Thrips
Tiny pale yellow insects under 1 mm long, almost invisible without a hand lens. Feed on young fruit and the tender new leaves before they harden. Worst from spring bloom through early summer when fruit is the size of a marble to a walnut.
Silvery-brown leathery scars and corky patches on the fruit skin once it sizes up. Damage shows months after feeding because thrips fed on the fruit when it was tiny. Scarred fruit is still safe to eat but loses market value and looks rough on the tree.
Spinosad spray during fruit-set, every 7 to 10 days
Mix spinosad (Captain Jack's Deadbug Brew or Monterey Garden Insect Spray, ~$15) per the label rate.
Spray young fruit and tender new growth at dusk so the spray dries before pollinators return. Spinosad is bee-safe once dry.
Repeat every 7 to 10 days from petal fall through pea-size fruit. Pre-harvest interval is 1 day on most labels.
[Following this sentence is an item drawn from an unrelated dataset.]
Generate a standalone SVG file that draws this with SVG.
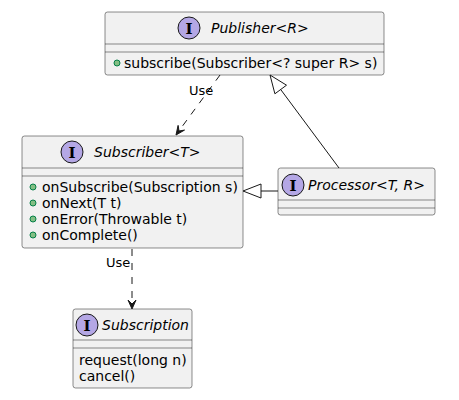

Mulch heavily under the canopy
Spread 4 to 6 inches of coarse wood-chip mulch out to the drip line. Avocado thrips pupate in leaf litter on the soil. A thick mulch layer disrupts the cycle and harbors predatory mites and ground beetles that feed on pupae. Avocado roots love the moisture and cool soil anyway.
Skip broad-spectrum sprays during bloom
Avocado relies on bees for fruit set. Pyrethroids and other broad-spectrum insecticides applied during bloom kill the pollinators and the predatory mites that keep thrips populations down. The next thrips wave comes back worse without those natural controls.